_Stored data_:
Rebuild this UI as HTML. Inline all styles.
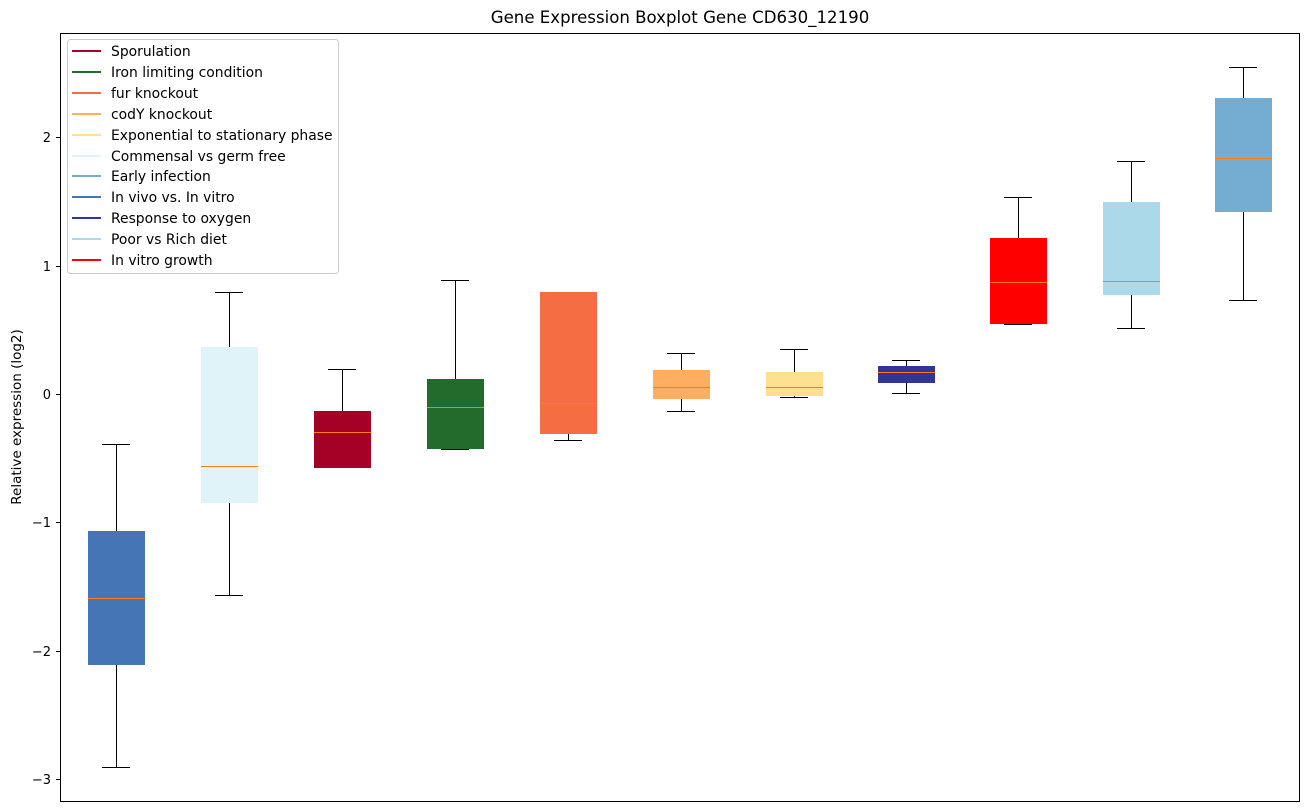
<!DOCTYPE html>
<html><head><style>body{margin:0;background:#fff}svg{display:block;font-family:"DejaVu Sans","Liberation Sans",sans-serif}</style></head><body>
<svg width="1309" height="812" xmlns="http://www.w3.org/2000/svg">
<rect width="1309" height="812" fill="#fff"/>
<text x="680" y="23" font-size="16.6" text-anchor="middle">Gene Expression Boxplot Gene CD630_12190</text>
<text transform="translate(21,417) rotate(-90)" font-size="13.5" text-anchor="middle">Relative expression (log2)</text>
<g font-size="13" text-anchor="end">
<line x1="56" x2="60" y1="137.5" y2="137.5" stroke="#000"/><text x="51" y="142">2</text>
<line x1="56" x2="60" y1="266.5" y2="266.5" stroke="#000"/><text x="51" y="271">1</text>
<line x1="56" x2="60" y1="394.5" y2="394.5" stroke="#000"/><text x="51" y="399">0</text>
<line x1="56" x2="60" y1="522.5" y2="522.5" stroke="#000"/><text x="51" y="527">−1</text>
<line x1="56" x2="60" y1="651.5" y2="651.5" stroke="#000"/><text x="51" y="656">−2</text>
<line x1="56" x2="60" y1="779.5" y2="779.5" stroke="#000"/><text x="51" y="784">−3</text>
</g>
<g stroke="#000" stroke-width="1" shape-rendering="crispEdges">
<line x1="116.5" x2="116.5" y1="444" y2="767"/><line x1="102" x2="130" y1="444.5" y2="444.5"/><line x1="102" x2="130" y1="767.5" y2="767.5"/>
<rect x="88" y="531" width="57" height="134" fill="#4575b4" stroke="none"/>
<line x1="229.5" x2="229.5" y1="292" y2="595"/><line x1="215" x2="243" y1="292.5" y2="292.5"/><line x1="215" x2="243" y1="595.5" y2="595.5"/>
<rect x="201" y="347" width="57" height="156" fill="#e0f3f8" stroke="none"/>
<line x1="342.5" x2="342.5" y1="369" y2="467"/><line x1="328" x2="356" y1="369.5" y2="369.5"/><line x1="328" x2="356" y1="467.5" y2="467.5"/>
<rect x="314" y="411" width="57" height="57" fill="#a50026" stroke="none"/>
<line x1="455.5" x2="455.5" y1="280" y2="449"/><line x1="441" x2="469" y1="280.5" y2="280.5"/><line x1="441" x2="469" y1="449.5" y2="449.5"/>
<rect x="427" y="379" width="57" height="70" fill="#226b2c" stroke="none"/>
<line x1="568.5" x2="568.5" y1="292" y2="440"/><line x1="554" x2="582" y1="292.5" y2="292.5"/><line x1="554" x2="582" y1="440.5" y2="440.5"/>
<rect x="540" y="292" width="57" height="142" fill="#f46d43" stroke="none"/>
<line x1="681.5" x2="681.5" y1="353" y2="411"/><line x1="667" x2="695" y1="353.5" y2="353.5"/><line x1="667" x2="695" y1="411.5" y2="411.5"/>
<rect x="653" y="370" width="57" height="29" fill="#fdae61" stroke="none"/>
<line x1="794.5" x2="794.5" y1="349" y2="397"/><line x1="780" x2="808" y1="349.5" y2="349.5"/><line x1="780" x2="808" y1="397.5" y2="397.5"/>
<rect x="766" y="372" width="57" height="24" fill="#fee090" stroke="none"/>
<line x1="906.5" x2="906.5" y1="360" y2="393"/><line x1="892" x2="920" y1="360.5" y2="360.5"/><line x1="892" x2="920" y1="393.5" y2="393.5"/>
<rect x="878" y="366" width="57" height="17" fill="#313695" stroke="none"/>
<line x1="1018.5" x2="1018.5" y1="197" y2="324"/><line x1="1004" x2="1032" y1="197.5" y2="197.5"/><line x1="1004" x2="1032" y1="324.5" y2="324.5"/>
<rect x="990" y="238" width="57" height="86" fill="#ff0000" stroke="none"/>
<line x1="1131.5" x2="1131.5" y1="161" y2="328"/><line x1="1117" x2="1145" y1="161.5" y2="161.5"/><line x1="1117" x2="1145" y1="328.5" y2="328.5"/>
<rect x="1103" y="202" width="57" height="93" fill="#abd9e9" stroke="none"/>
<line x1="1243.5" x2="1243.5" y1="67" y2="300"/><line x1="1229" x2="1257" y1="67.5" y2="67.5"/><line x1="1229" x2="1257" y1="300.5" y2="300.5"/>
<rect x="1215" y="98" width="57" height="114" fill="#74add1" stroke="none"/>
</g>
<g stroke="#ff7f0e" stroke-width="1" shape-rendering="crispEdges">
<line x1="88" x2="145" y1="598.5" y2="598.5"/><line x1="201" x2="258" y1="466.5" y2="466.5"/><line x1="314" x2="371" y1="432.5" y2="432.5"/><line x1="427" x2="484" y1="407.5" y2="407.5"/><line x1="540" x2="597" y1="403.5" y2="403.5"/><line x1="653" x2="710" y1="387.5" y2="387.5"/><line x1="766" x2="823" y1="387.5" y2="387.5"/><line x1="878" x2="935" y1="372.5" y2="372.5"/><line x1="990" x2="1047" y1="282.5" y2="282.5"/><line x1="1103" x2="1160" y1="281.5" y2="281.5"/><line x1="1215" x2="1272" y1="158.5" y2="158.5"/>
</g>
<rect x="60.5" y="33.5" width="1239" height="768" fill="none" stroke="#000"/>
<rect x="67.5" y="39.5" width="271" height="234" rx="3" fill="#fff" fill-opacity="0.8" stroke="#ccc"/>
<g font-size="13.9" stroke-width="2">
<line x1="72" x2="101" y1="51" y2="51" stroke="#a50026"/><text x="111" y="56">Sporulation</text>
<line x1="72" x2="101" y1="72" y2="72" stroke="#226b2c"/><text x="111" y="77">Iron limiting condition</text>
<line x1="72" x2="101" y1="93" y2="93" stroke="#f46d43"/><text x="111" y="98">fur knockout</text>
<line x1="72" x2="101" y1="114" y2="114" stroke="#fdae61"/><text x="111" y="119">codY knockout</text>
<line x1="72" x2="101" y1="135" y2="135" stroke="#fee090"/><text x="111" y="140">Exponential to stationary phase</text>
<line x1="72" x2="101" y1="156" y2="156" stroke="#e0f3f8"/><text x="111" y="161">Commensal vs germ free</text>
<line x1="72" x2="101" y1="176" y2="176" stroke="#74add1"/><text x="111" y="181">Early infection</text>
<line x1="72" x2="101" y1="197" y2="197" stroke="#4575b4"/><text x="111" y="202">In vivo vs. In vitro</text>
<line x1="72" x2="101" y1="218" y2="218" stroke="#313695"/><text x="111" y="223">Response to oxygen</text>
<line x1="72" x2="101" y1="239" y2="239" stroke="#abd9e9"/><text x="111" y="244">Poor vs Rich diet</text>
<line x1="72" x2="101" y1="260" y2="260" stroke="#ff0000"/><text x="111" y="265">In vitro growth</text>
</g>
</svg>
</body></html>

_What to work on_: Leave out the pictures and retype every line above exactly.

_Task result_:
Rebuild this UI as HTML. Inline all styles.
<!DOCTYPE html>
<html><head><style>body{margin:0;background:#fff}svg{display:block;font-family:"DejaVu Sans","Liberation Sans",sans-serif}</style></head><body>
<svg width="1309" height="812" xmlns="http://www.w3.org/2000/svg">
<rect width="1309" height="812" fill="#fff"/>
<text x="680" y="23" font-size="16.6" text-anchor="middle">Gene Expression Boxplot Gene CD630_12190</text>
<text transform="translate(21,417) rotate(-90)" font-size="13.5" text-anchor="middle">Relative expression (log2)</text>
<g font-size="13" text-anchor="end">
<line x1="56" x2="60" y1="137.5" y2="137.5" stroke="#000"/><text x="51" y="142">2</text>
<line x1="56" x2="60" y1="266.5" y2="266.5" stroke="#000"/><text x="51" y="271">1</text>
<line x1="56" x2="60" y1="394.5" y2="394.5" stroke="#000"/><text x="51" y="399">0</text>
<line x1="56" x2="60" y1="522.5" y2="522.5" stroke="#000"/><text x="51" y="527">−1</text>
<line x1="56" x2="60" y1="651.5" y2="651.5" stroke="#000"/><text x="51" y="656">−2</text>
<line x1="56" x2="60" y1="779.5" y2="779.5" stroke="#000"/><text x="51" y="784">−3</text>
</g>
<g stroke="#000" stroke-width="1" shape-rendering="crispEdges">
<line x1="116.5" x2="116.5" y1="444" y2="767"/><line x1="102" x2="130" y1="444.5" y2="444.5"/><line x1="102" x2="130" y1="767.5" y2="767.5"/>
<rect x="88" y="531" width="57" height="134" fill="#4575b4" stroke="none"/>
<line x1="229.5" x2="229.5" y1="292" y2="595"/><line x1="215" x2="243" y1="292.5" y2="292.5"/><line x1="215" x2="243" y1="595.5" y2="595.5"/>
<rect x="201" y="347" width="57" height="156" fill="#e0f3f8" stroke="none"/>
<line x1="342.5" x2="342.5" y1="369" y2="467"/><line x1="328" x2="356" y1="369.5" y2="369.5"/><line x1="328" x2="356" y1="467.5" y2="467.5"/>
<rect x="314" y="411" width="57" height="57" fill="#a50026" stroke="none"/>
<line x1="455.5" x2="455.5" y1="280" y2="449"/><line x1="441" x2="469" y1="280.5" y2="280.5"/><line x1="441" x2="469" y1="449.5" y2="449.5"/>
<rect x="427" y="379" width="57" height="70" fill="#226b2c" stroke="none"/>
<line x1="568.5" x2="568.5" y1="292" y2="440"/><line x1="554" x2="582" y1="292.5" y2="292.5"/><line x1="554" x2="582" y1="440.5" y2="440.5"/>
<rect x="540" y="292" width="57" height="142" fill="#f46d43" stroke="none"/>
<line x1="681.5" x2="681.5" y1="353" y2="411"/><line x1="667" x2="695" y1="353.5" y2="353.5"/><line x1="667" x2="695" y1="411.5" y2="411.5"/>
<rect x="653" y="370" width="57" height="29" fill="#fdae61" stroke="none"/>
<line x1="794.5" x2="794.5" y1="349" y2="397"/><line x1="780" x2="808" y1="349.5" y2="349.5"/><line x1="780" x2="808" y1="397.5" y2="397.5"/>
<rect x="766" y="372" width="57" height="24" fill="#fee090" stroke="none"/>
<line x1="906.5" x2="906.5" y1="360" y2="393"/><line x1="892" x2="920" y1="360.5" y2="360.5"/><line x1="892" x2="920" y1="393.5" y2="393.5"/>
<rect x="878" y="366" width="57" height="17" fill="#313695" stroke="none"/>
<line x1="1018.5" x2="1018.5" y1="197" y2="324"/><line x1="1004" x2="1032" y1="197.5" y2="197.5"/><line x1="1004" x2="1032" y1="324.5" y2="324.5"/>
<rect x="990" y="238" width="57" height="86" fill="#ff0000" stroke="none"/>
<line x1="1131.5" x2="1131.5" y1="161" y2="328"/><line x1="1117" x2="1145" y1="161.5" y2="161.5"/><line x1="1117" x2="1145" y1="328.5" y2="328.5"/>
<rect x="1103" y="202" width="57" height="93" fill="#abd9e9" stroke="none"/>
<line x1="1243.5" x2="1243.5" y1="67" y2="300"/><line x1="1229" x2="1257" y1="67.5" y2="67.5"/><line x1="1229" x2="1257" y1="300.5" y2="300.5"/>
<rect x="1215" y="98" width="57" height="114" fill="#74add1" stroke="none"/>
</g>
<g stroke="#ff7f0e" stroke-width="1" shape-rendering="crispEdges">
<line x1="88" x2="145" y1="598.5" y2="598.5"/><line x1="201" x2="258" y1="466.5" y2="466.5"/><line x1="314" x2="371" y1="432.5" y2="432.5"/><line x1="427" x2="484" y1="407.5" y2="407.5"/><line x1="540" x2="597" y1="403.5" y2="403.5"/><line x1="653" x2="710" y1="387.5" y2="387.5"/><line x1="766" x2="823" y1="387.5" y2="387.5"/><line x1="878" x2="935" y1="372.5" y2="372.5"/><line x1="990" x2="1047" y1="282.5" y2="282.5"/><line x1="1103" x2="1160" y1="281.5" y2="281.5"/><line x1="1215" x2="1272" y1="158.5" y2="158.5"/>
</g>
<rect x="60.5" y="33.5" width="1239" height="768" fill="none" stroke="#000"/>
<rect x="67.5" y="39.5" width="271" height="234" rx="3" fill="#fff" fill-opacity="0.8" stroke="#ccc"/>
<g font-size="13.9" stroke-width="2">
<line x1="72" x2="101" y1="51" y2="51" stroke="#a50026"/><text x="111" y="56">Sporulation</text>
<line x1="72" x2="101" y1="72" y2="72" stroke="#226b2c"/><text x="111" y="77">Iron limiting condition</text>
<line x1="72" x2="101" y1="93" y2="93" stroke="#f46d43"/><text x="111" y="98">fur knockout</text>
<line x1="72" x2="101" y1="114" y2="114" stroke="#fdae61"/><text x="111" y="119">codY knockout</text>
<line x1="72" x2="101" y1="135" y2="135" stroke="#fee090"/><text x="111" y="140">Exponential to stationary phase</text>
<line x1="72" x2="101" y1="156" y2="156" stroke="#e0f3f8"/><text x="111" y="161">Commensal vs germ free</text>
<line x1="72" x2="101" y1="176" y2="176" stroke="#74add1"/><text x="111" y="181">Early infection</text>
<line x1="72" x2="101" y1="197" y2="197" stroke="#4575b4"/><text x="111" y="202">In vivo vs. In vitro</text>
<line x1="72" x2="101" y1="218" y2="218" stroke="#313695"/><text x="111" y="223">Response to oxygen</text>
<line x1="72" x2="101" y1="239" y2="239" stroke="#abd9e9"/><text x="111" y="244">Poor vs Rich diet</text>
<line x1="72" x2="101" y1="260" y2="260" stroke="#ff0000"/><text x="111" y="265">In vitro growth</text>
</g>
</svg>
</body></html>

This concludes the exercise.